■ INFORMATION PROVIDED:
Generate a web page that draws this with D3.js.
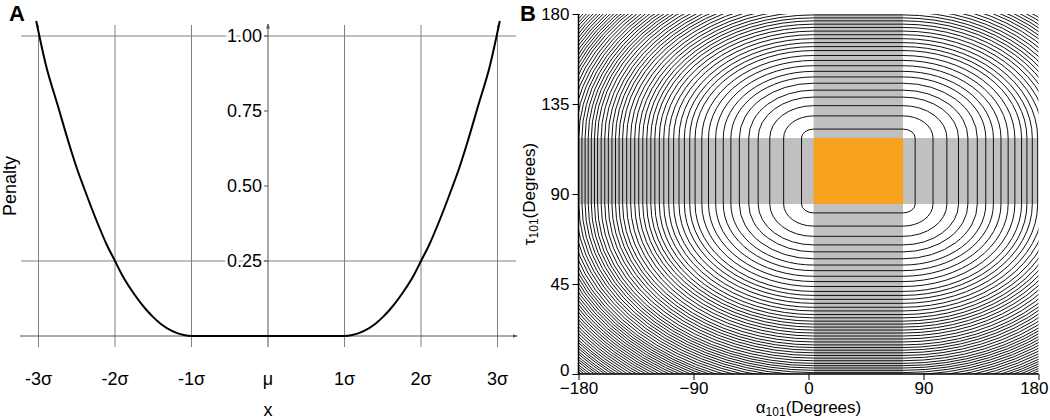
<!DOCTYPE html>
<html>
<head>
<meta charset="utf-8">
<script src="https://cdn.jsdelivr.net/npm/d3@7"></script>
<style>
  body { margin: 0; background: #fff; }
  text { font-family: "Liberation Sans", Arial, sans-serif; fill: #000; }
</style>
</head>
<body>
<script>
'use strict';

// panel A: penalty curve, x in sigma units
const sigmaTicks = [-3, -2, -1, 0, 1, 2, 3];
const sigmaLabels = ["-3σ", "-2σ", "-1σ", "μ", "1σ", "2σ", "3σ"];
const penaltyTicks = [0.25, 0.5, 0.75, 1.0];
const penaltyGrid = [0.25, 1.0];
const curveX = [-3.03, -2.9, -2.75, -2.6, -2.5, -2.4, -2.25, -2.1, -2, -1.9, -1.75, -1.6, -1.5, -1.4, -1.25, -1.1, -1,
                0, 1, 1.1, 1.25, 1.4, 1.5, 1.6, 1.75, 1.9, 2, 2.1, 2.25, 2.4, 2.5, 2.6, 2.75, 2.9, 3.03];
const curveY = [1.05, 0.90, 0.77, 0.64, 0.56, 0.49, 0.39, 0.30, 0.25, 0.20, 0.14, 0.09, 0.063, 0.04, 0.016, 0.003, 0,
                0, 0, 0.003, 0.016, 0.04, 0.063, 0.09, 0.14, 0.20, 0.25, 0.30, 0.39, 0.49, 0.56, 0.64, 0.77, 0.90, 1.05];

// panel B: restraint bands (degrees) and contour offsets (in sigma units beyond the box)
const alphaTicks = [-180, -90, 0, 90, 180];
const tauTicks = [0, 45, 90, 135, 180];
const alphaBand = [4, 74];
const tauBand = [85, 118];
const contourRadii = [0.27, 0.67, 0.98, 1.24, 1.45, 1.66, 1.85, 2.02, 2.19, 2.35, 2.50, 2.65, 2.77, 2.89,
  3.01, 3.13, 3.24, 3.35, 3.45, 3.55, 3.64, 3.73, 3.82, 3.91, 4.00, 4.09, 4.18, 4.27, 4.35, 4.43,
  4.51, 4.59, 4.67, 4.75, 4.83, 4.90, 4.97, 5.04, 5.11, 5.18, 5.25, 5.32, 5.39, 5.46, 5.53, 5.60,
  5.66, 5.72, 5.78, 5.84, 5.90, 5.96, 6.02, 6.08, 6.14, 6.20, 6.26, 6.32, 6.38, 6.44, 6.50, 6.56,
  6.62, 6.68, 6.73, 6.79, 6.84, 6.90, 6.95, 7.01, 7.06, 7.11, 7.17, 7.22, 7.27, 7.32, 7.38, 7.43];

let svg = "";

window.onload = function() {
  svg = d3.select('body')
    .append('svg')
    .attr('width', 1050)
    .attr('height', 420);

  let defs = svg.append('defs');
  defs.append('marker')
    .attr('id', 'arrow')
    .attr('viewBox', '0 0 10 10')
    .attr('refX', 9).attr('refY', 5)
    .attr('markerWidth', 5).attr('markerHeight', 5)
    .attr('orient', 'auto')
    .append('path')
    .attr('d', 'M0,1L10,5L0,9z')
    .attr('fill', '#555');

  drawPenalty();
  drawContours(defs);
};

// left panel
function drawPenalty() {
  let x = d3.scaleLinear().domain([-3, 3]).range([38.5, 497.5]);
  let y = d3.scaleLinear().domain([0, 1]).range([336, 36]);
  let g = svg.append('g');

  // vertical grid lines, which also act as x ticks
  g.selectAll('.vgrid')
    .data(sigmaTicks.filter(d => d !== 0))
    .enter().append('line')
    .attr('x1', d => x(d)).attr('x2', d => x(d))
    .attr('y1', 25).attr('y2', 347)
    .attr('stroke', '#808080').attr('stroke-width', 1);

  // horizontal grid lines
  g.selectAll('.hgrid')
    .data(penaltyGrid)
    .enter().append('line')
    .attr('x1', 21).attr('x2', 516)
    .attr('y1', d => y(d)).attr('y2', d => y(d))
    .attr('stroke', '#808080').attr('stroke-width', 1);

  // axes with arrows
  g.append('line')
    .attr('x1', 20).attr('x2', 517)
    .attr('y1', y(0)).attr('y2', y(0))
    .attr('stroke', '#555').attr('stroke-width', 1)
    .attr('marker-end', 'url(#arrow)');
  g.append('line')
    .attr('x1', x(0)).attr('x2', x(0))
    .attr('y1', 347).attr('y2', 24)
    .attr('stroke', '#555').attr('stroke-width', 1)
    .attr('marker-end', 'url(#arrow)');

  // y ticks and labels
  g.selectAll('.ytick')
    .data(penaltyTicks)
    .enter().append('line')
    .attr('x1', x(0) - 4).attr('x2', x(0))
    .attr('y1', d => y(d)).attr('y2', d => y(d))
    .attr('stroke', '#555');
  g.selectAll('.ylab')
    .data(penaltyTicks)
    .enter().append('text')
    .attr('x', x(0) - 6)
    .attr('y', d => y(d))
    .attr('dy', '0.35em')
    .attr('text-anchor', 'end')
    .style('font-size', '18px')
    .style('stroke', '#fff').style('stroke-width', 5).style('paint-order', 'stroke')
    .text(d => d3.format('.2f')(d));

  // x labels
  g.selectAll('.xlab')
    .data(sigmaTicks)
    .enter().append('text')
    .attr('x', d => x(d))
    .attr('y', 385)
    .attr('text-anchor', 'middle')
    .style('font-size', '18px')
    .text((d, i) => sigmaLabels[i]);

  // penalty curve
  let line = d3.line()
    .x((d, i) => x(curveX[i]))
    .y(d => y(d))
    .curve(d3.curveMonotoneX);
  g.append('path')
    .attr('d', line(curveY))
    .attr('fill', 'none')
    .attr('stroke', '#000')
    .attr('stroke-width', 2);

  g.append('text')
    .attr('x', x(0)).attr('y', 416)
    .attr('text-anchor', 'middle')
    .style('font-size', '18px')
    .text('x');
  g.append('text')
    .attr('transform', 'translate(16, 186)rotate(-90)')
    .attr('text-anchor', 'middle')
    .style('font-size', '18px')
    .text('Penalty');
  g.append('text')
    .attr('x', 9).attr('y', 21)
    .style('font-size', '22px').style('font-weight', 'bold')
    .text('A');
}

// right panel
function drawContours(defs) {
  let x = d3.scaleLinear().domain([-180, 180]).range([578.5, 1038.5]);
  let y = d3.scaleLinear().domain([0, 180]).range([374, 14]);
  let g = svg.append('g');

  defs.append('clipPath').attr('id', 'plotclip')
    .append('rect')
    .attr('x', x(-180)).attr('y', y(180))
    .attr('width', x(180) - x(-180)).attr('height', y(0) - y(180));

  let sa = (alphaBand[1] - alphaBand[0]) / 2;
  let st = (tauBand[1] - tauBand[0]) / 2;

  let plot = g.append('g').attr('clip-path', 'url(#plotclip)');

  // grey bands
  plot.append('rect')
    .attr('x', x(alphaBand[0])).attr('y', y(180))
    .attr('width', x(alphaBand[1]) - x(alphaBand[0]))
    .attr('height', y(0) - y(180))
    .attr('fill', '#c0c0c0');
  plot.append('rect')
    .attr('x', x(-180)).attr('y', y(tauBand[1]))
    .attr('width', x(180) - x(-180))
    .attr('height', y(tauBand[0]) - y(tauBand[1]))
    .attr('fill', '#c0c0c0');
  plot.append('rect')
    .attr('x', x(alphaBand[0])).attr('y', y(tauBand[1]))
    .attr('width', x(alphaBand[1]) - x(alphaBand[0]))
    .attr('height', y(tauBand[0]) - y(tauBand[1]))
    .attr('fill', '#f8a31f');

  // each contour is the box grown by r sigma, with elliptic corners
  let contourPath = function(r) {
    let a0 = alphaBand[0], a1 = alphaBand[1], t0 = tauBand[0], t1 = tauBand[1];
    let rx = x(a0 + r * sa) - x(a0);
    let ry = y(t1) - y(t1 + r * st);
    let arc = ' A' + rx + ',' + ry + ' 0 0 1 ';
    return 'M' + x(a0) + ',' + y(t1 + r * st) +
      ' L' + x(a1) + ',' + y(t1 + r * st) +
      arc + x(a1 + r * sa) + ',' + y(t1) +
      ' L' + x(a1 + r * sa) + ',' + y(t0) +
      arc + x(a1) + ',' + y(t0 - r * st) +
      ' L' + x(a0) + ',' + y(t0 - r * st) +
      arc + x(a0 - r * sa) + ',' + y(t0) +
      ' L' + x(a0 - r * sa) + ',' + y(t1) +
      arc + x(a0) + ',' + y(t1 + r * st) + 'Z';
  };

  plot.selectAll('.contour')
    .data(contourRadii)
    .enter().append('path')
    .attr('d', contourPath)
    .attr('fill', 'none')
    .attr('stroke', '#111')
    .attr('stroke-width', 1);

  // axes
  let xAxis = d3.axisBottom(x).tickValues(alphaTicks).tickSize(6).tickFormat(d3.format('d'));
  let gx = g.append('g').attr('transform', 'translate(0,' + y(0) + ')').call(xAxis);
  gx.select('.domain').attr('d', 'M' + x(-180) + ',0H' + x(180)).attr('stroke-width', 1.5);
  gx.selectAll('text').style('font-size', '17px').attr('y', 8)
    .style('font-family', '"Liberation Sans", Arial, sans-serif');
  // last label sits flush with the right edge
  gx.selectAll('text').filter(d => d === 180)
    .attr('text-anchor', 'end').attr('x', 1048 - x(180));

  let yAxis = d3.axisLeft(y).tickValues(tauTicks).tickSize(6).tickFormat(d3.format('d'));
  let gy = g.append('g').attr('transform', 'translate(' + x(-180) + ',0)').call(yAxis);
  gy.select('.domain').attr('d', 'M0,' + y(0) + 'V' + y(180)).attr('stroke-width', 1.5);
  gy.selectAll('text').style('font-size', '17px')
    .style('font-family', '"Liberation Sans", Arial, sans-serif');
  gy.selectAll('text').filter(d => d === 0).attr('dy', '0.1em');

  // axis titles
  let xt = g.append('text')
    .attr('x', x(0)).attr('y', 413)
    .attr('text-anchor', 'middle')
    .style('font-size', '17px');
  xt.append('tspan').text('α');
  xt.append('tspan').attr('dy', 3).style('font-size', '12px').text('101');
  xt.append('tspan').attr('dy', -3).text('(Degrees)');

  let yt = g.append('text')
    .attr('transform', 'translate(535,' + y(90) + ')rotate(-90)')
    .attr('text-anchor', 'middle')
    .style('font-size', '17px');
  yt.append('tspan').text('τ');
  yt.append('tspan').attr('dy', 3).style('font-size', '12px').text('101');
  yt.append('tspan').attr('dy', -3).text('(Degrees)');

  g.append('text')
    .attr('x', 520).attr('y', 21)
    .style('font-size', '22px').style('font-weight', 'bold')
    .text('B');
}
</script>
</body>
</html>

■ REQUIREMENT: Copy out every line that includes the word "with".

■ WRITTEN ANSWER:
Generate a web page that draws this with D3.js.
  // axes with arrows
  // each contour is the box grown by r sigma, with elliptic corners
  // last label sits flush with the right edge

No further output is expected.